(Extracted data entries)
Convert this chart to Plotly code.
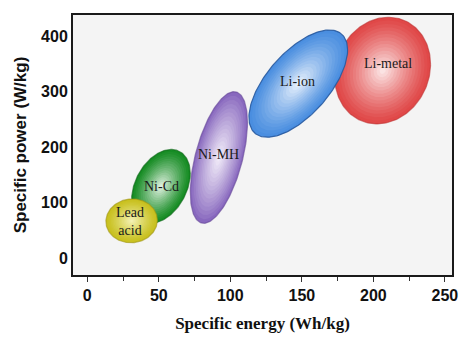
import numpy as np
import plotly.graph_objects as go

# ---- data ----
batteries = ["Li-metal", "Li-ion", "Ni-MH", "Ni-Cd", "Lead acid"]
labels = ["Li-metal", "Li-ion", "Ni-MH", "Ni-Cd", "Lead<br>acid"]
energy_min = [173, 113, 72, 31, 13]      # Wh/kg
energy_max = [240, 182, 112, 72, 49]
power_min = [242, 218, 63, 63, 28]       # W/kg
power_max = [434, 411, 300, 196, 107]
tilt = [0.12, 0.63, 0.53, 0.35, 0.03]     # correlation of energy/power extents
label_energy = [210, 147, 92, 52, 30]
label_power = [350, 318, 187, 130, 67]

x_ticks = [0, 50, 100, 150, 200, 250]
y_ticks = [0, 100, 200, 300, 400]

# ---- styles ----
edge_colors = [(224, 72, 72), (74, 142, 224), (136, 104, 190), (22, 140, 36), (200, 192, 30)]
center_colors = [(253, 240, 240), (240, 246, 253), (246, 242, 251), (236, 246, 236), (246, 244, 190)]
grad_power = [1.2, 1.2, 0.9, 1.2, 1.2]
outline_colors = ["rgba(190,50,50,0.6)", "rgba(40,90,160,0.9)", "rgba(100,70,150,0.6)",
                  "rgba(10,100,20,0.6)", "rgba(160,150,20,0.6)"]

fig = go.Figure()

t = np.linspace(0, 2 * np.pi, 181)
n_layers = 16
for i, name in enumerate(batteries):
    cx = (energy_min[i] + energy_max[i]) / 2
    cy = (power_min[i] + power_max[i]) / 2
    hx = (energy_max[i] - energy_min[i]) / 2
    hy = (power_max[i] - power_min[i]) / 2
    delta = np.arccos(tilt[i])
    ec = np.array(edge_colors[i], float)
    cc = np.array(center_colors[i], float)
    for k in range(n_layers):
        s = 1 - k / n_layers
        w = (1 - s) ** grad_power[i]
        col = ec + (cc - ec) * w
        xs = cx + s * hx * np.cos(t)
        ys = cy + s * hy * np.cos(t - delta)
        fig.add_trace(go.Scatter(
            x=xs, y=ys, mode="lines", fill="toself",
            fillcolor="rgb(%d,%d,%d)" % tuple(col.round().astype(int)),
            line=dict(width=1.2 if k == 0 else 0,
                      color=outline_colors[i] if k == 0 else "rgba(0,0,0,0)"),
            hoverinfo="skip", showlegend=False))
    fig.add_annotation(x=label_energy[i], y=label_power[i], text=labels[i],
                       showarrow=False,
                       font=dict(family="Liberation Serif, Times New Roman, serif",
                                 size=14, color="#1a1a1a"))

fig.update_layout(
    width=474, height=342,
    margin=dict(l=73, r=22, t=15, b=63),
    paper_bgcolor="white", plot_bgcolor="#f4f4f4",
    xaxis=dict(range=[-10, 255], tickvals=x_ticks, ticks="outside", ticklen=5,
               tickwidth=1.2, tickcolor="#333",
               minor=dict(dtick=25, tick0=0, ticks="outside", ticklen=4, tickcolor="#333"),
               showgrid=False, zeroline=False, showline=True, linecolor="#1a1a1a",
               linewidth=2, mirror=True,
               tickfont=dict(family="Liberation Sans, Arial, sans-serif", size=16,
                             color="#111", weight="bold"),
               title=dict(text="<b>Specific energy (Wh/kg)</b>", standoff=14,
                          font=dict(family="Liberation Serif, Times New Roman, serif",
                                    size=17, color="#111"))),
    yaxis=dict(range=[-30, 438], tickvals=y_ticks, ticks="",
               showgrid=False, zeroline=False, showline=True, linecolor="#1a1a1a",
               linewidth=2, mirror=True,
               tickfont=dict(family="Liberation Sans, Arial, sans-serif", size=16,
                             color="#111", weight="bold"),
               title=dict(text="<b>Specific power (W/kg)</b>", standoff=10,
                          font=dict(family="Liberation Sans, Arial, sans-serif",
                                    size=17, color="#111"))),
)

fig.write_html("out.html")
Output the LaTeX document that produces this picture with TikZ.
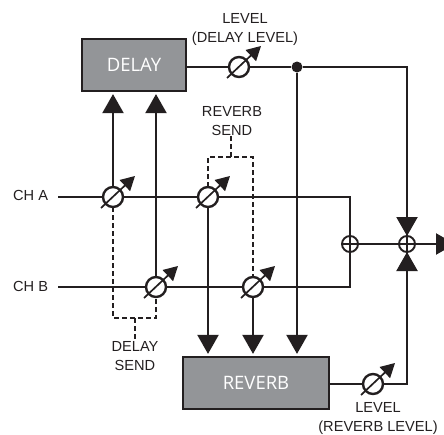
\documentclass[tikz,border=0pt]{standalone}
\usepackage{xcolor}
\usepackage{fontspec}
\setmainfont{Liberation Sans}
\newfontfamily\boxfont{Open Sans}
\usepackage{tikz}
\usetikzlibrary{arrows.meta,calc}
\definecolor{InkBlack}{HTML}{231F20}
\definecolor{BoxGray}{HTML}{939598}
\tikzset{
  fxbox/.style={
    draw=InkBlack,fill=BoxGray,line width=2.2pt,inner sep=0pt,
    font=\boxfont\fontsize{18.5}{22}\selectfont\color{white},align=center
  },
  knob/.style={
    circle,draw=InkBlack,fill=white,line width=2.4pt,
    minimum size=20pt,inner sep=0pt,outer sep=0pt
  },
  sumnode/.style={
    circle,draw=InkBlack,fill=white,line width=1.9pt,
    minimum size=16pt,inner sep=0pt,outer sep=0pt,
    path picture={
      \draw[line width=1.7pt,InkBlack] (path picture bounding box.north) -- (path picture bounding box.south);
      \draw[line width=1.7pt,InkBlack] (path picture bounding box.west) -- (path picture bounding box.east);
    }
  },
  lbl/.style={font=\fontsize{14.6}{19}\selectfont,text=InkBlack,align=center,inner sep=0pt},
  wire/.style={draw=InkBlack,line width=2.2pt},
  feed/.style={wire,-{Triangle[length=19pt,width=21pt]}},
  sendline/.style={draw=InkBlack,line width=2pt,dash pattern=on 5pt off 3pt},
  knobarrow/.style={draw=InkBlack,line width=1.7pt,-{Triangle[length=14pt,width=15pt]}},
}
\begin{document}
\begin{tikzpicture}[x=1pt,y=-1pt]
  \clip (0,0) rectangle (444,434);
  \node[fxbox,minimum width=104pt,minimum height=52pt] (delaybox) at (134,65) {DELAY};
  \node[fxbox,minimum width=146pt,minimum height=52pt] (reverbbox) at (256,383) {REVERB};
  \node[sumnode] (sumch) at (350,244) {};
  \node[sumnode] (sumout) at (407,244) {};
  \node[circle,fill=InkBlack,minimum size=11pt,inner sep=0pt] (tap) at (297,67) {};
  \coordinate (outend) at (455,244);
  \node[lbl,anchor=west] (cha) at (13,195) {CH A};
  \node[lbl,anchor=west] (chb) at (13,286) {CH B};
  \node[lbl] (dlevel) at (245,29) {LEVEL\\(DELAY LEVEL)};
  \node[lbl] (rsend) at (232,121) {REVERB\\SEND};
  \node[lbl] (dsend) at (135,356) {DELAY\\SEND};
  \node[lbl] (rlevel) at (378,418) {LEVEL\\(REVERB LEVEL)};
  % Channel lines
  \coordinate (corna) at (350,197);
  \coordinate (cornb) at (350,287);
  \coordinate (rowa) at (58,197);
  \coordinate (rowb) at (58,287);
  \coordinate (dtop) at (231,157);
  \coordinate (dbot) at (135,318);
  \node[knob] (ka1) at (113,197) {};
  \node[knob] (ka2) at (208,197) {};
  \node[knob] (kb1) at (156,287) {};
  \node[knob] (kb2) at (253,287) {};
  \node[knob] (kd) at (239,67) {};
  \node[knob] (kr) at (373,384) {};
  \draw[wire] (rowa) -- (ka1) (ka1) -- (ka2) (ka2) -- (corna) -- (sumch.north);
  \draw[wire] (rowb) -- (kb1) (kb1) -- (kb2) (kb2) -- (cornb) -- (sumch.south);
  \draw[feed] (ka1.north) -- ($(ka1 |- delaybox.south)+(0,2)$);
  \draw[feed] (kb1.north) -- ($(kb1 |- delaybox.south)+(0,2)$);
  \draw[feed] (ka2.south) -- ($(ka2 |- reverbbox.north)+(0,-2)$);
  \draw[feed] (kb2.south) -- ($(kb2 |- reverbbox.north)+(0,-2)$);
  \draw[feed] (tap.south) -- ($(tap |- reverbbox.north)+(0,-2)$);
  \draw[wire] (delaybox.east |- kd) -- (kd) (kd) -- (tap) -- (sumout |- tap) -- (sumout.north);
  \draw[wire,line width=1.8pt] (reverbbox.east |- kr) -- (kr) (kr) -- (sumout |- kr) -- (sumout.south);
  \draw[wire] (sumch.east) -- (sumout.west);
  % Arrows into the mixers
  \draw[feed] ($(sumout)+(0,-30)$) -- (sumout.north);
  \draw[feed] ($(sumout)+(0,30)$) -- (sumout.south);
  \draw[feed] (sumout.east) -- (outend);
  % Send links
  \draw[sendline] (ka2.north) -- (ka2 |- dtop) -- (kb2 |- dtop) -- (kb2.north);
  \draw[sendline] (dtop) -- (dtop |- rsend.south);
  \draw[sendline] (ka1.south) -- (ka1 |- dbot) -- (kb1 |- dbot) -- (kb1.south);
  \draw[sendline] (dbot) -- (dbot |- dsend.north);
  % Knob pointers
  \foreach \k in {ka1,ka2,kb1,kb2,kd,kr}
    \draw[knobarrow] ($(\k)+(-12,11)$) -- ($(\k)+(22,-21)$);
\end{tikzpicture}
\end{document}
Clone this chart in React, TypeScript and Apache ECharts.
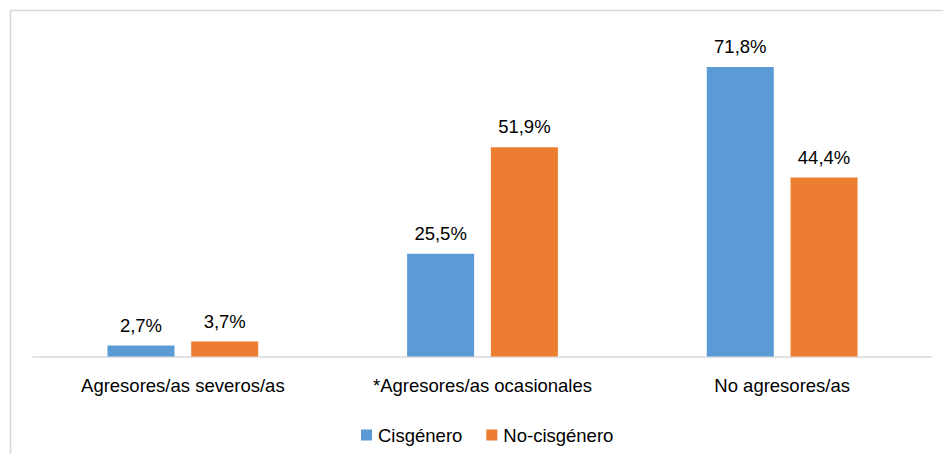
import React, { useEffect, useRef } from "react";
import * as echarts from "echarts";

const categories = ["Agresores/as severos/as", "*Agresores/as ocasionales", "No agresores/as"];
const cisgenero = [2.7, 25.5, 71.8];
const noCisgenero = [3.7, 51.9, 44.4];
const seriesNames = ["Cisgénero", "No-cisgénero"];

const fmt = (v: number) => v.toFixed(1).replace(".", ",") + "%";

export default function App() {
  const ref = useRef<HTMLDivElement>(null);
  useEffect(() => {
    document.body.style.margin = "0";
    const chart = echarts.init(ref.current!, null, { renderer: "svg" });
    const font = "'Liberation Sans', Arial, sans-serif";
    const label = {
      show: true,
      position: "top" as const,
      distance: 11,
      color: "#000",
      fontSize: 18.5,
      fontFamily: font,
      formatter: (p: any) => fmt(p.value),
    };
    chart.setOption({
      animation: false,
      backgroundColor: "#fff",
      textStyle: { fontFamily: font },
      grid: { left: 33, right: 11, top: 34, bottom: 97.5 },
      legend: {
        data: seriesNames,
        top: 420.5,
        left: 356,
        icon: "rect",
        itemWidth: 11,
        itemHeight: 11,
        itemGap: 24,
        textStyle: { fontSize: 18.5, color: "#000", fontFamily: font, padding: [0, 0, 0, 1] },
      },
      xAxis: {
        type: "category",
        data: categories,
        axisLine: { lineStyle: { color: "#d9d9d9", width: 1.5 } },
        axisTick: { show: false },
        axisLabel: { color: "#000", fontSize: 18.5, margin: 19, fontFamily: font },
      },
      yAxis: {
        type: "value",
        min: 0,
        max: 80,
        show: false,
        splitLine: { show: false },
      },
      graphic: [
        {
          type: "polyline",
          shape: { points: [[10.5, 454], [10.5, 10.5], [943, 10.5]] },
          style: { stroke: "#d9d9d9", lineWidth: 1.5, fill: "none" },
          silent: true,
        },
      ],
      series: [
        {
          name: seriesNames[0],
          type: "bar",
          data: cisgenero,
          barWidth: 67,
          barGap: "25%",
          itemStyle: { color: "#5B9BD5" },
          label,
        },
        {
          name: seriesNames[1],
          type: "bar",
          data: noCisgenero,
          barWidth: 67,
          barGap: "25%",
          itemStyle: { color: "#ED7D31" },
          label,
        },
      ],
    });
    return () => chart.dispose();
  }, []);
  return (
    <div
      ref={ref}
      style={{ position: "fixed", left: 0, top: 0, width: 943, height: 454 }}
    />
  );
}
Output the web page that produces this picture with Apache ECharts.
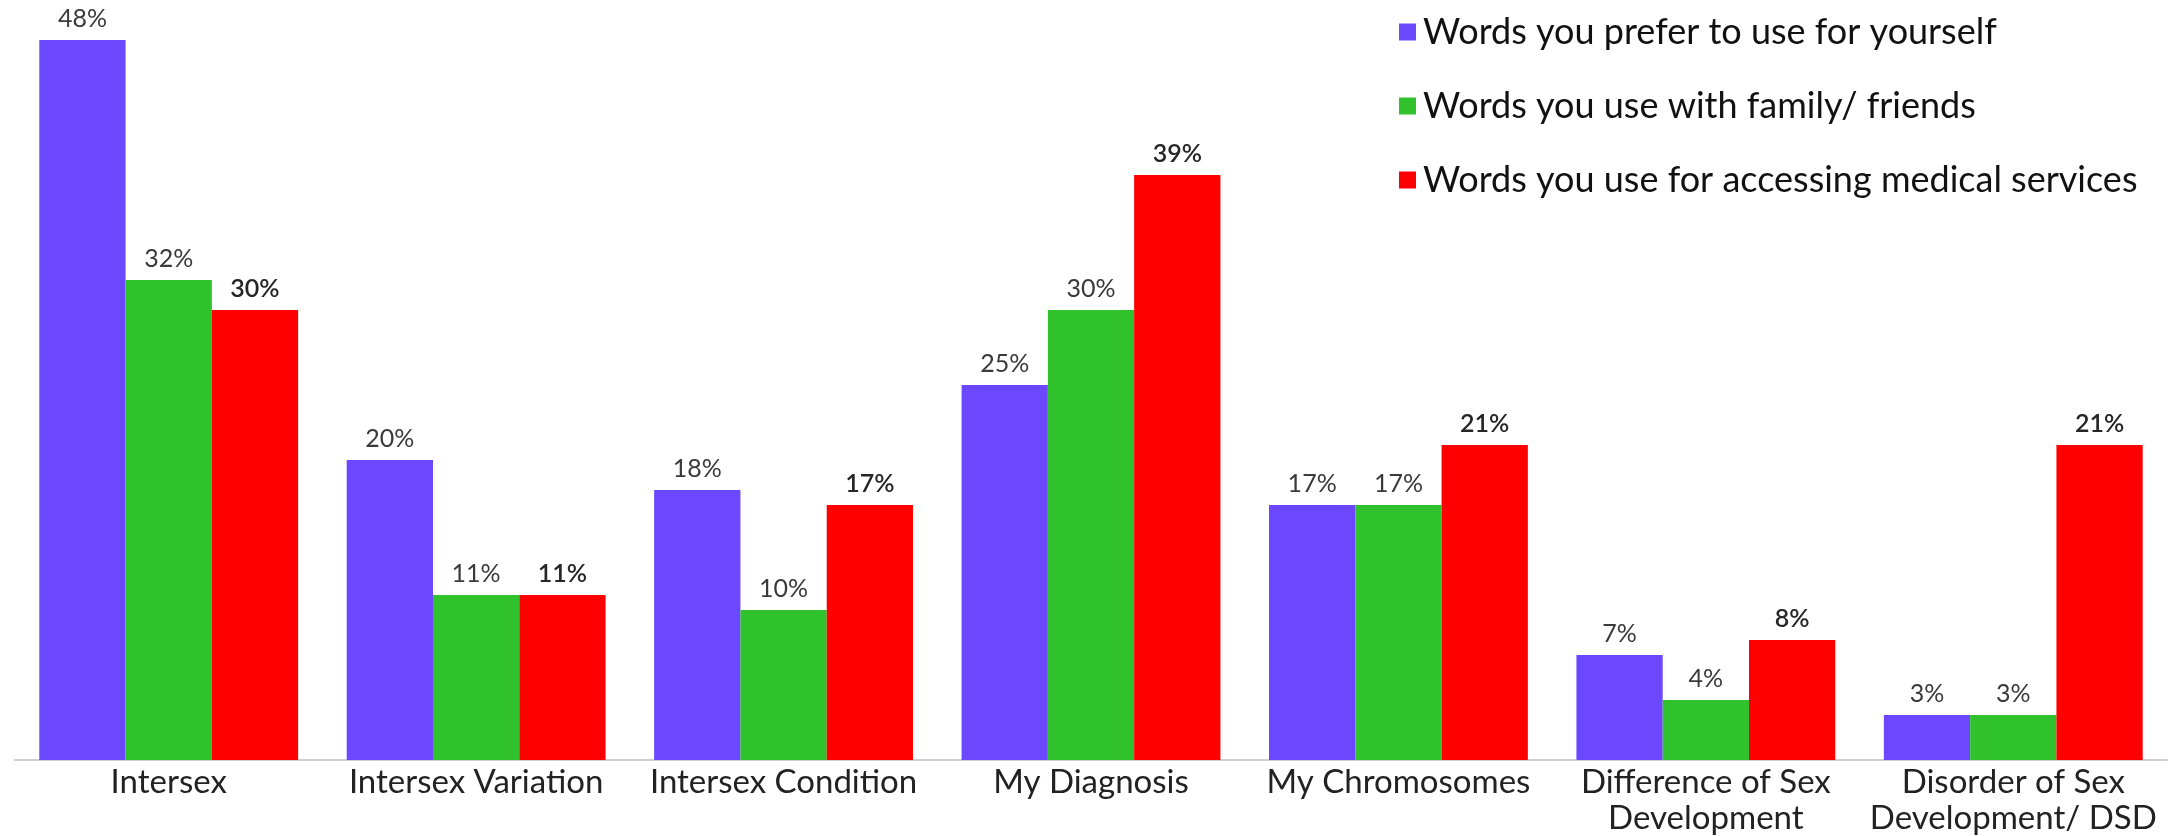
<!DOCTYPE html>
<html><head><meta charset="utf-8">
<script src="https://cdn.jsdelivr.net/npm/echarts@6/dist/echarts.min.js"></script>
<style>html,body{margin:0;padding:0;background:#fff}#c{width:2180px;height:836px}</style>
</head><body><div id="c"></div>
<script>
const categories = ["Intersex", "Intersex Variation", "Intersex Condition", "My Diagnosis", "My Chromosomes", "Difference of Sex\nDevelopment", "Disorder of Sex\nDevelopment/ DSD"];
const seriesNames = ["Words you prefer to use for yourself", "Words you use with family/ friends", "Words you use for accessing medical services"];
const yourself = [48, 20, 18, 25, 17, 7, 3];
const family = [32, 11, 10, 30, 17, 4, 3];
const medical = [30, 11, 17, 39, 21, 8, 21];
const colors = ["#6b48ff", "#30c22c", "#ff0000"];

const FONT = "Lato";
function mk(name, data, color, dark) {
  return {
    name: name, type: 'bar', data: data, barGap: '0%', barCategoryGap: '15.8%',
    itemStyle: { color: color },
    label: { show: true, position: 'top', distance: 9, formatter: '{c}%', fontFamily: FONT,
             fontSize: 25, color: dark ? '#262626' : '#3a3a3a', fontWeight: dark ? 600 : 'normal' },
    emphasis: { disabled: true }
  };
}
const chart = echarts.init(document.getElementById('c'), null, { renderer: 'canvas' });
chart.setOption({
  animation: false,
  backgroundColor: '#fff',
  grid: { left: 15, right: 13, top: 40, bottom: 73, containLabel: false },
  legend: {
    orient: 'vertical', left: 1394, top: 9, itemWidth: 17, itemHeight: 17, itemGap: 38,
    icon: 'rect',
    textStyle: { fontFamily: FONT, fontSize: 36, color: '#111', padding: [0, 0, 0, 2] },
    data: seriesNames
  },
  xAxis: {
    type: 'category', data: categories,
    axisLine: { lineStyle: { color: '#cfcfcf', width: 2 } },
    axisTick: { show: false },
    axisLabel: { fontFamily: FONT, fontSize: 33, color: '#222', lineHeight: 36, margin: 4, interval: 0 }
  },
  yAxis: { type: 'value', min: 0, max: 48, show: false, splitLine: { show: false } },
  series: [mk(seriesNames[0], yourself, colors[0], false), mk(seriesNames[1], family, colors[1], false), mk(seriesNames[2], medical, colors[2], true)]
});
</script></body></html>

_Task_
Go back to the entries above and restate word for word every line from the first through the one that contains "import plotly.graph_objects as go", leaving the pictures behind.

_Exercise result_
Convert this chart to Plotly code.
import numpy as np
import plotly.graph_objects as go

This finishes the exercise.